The universal attack, also known as Adversarial Radio Noise Attack (a-RNA), is broken down into several components where attack and defense strategies are noted. After developing a UAP to target a particular object signature, the next challenge for the attacker is to time the patch to perfectly overlap the reflected victim echo signal. Any signal that doesn’t overlap with the patch results is effectively neutralized.

The next challenge is to limit the frequency spectrum to match the type of signal sent by a particular sender. In this way, strategies for shift (timing) and filter (frequency/signal characteristics) resistance patches are discussed. An example of SFR patches is shown below:

Lastly, attackers may have to avoid spectrum sensing, whereby a sender listens to activate environmental signals to detect adversarial attacks before transmitting/receiving their own signals. The primary solution for avoiding spectrum sensing is reactive jamming, where adversarial patches are only transmitted when a sender is transmitting/receiving.
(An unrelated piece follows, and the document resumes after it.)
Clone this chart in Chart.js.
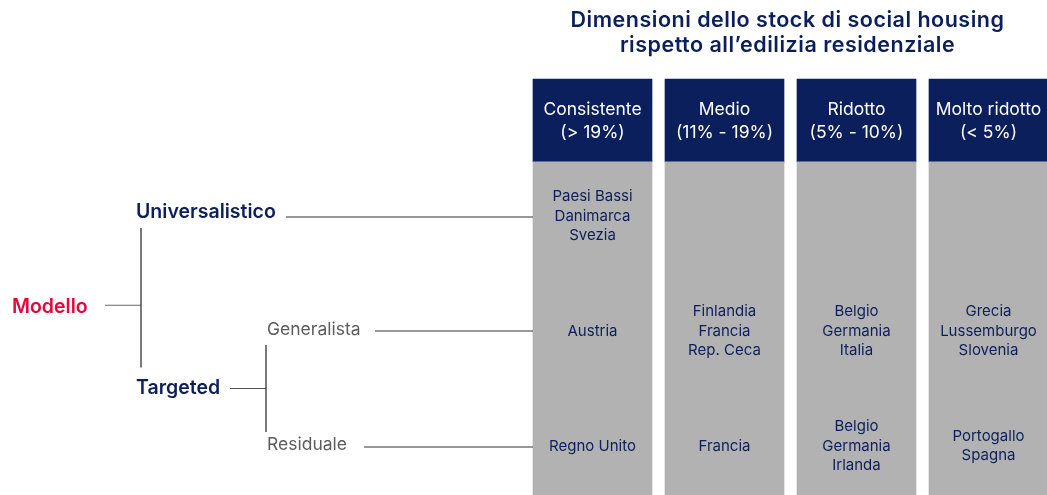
<!DOCTYPE html>
<html><head><meta charset="utf-8">
<script src="https://cdn.jsdelivr.net/npm/chart.js@4.4.1/dist/chart.umd.min.js"></script>
<style>html,body{margin:0;padding:0;background:#fff}#wrap{width:1047px;height:495px;position:relative}</style>
</head><body><div id="wrap"><canvas id="c"></canvas></div>
<script>
// ---- data ----
const titleLines = ['Dimensioni dello stock di social housing', 'rispetto all\u2019edilizia residenziale'];
const columnNames = ['Consistente', 'Medio', 'Ridotto', 'Molto ridotto'];
const columnRanges = ['(> 19%)', '(11% - 19%)', '(5% - 10%)', '(< 5%)'];
const rootLabel = 'Modello';
const modelLabels = ['Universalistico', 'Targeted'];
const targetedLabels = ['Generalista', 'Residuale'];
const universalistico = [['Paesi Bassi', 'Danimarca', 'Svezia'], [], [], []];
const generalista = [['Austria'], ['Finlandia', 'Francia', 'Rep. Ceca'], ['Belgio', 'Germania', 'Italia'], ['Grecia', 'Lussemburgo', 'Slovenia']];
const residuale = [['Regno Unito'], ['Francia'], ['Belgio', 'Germania', 'Irlanda'], ['Portogallo', 'Spagna']];
const headerBand = [-0.19, 0.53];
const bodyBand = [0.53, 3.43];

const rows = [universalistico, generalista, residuale];
const NAVY = '#0c1f5b', GRAY = '#b2b2b2', RED = '#e2073c', MID = '#5c5c5c';
const FONT = 'Inter, "Open Sans", sans-serif';

const overlay = {
  id: 'overlay',
  afterDatasetsDraw(chart) {
    const ctx = chart.ctx, xs = chart.scales.x, ys = chart.scales.y;
    ctx.save();
    ctx.textAlign = 'center'; ctx.textBaseline = 'middle';
    // title
    const tcx = (xs.getPixelForValue(0) + xs.getPixelForValue(3)) / 2 - 3;
    ctx.fillStyle = NAVY; ctx.font = '600 21.5px ' + FONT;
    if ('letterSpacing' in ctx) ctx.letterSpacing = '0.5px';
    ctx.fillText(titleLines[0], tcx, 21);
    ctx.fillText(titleLines[1], tcx, 46);
    if ('letterSpacing' in ctx) ctx.letterSpacing = '0px';
    // headers
    const hy = (ys.getPixelForValue(headerBand[0]) + ys.getPixelForValue(headerBand[1])) / 2;
    ctx.fillStyle = '#ffffff'; ctx.font = '400 17.5px ' + FONT;
    columnNames.forEach((n, i) => {
      const x = xs.getPixelForValue(i);
      ctx.fillText(n, x, hy - 11);
      ctx.fillText(columnRanges[i], x, hy + 12);
    });
    // cells
    ctx.fillStyle = NAVY; ctx.font = '400 15px ' + FONT;
    rows.forEach((row, r) => {
      const cy = ys.getPixelForValue(r + 1);
      row.forEach((list, i) => {
        const x = xs.getPixelForValue(i);
        const lh = 19.5;
        list.forEach((t, k) => ctx.fillText(t, x, cy + (k - (list.length - 1) / 2) * lh));
      });
    });
    // tree
    const edge = xs.getPixelForValue(0) - 59.5;
    const yU = ys.getPixelForValue(1), yG = ys.getPixelForValue(2), yR = ys.getPixelForValue(3);
    const yT = (yG + yR) / 2, yM = (yU + yT) / 2 + 3;
    ctx.textAlign = 'left';
    ctx.font = '600 19.5px ' + FONT; ctx.fillStyle = RED;
    ctx.fillText(rootLabel, 12, yM + 2);
    ctx.fillStyle = NAVY;
    ctx.fillText(modelLabels[0], 136, yU - 4);
    ctx.fillText(modelLabels[1], 136, yT);
    ctx.font = '400 17.5px ' + FONT; ctx.fillStyle = MID;
    ctx.fillText(targetedLabels[0], 267, yG - 1);
    ctx.fillText(targetedLabels[1], 267, yR - 1);
    const line = (x1, y1, x2, y2, c) => {
      ctx.strokeStyle = c; ctx.lineWidth = 1.2; ctx.beginPath();
      ctx.moveTo(x1, y1); ctx.lineTo(x2, y2); ctx.stroke();
    };
    line(105, yM, 141, yM, '#6a6a6a');
    line(141, yU + 12, 141, yT - 21, '#222');
    line(286, yU + 1, edge, yU + 1, '#333');
    line(230, yT, 266, yT, '#555');
    line(266, yG + 14, 266, yR - 14, '#222');
    line(375, yG, edge, yG, '#333');
    line(364, yR + 1, edge, yR + 1, '#333');
    ctx.restore();
  }
};

new Chart(document.getElementById('c'), {
  type: 'bar',
  data: {
    datasets: [
      { label: 'Corpo', data: columnNames.map((n, i) => ({ x: i, y: bodyBand })), backgroundColor: GRAY, grouped: false, barThickness: 119, borderWidth: 0 },
      { label: 'Intestazione', data: columnNames.map((n, i) => ({ x: i, y: headerBand })), backgroundColor: '#0b1f5c', grouped: false, barThickness: 119, borderWidth: 0 }
    ]
  },
  options: {
    responsive: true, maintainAspectRatio: false, animation: false,
    layout: { padding: 0 },
    plugins: { legend: { display: false }, tooltip: { enabled: false }, title: { display: false } },
    scales: {
      x: { type: 'linear', offset: false, min: -4.4886, max: 3.4432, display: false },
      y: { type: 'linear', reverse: true, min: -0.878, max: 3.426, display: false }
    }
  },
  plugins: [overlay]
});
</script></body></html>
In summary, the paper proposes a set of techniques for creating SFR patches called “Adversarial Training”, whereby the patches are progressively shifted and filtered to match the characteristics of the sender’s signals most accurately.

What I Expected to Learn: What Are the Real-World Consequences of Attacks on Radar Systems?

I expected this research would talk not only about the attacks, but some of the real-world systems they were targeting and the consequences of compromising those systems. In vehicles for instance, radar-based cruise control, parking assist, and semi-autonomous driving is crucial to the vehicles’ perception of the road and surrounding environment. Any type of radar jamming that could successfully defeat these perceptions could have severe consequences to life and property without sufficient hardening and safeguards to those systems.

Additionally, from a legal perspective, any type of radar jamming comes with severe criminal penalties in the U.S., Canada, and EU.

Though the paper introduces attacks that have serious consequences against UWB-radar systems in a lab, the conditions are well-controlled. The algorithms appear to rely upon a large number of events to heuristically tune a more accurate attack for a particular sender. Their effectiveness is modeled in probabilities over large sample sizes in controlled circumstances. In the real world, the sample sizes are likely to be much smaller, reducing the likelihood of success.

Given the weak strength of the signals, the paper mentions the effectiveness in the real world is also limited to line-of-sight (Los) at close range. In the real world, Los would prove to be difficult for stationary attackers but may be feasible for moving ones like many vehicles in traffic.

Lastly, a discussion of the consequences of a successful attack would have been useful. A concrete example proving that a sender, such as a vehicle, failed to detect a significant object, such as a person, bicycle, animal, other vehicle, etc. would be more powerful than statistical analysis of the likelihood of success. One challenge of the attacks is that while attackers may know the inner workings of the ML algorithm based on UWB signals, they do not have access to the victim’s device to know whether the attack has been successful.

Takeaways About Radio Security from this Research

Without question, adversarial attacks against UWB-radar perception systems deserve serious attention from the manufacturers who implement them to ensure proper defensive strategies are employed. At a basic level, shifting, filtering, and spectrum sensing should be implemented. However as demonstrated, strategies for shift avoidance, filter avoidance, and theoretical strategies for spectrum sensing avoidance are possible.

While these attacks are less likely to occur in the real world, further research needs to be conducted to develop hardened defense strategies against reactive and a-RNA radar perception system attacks.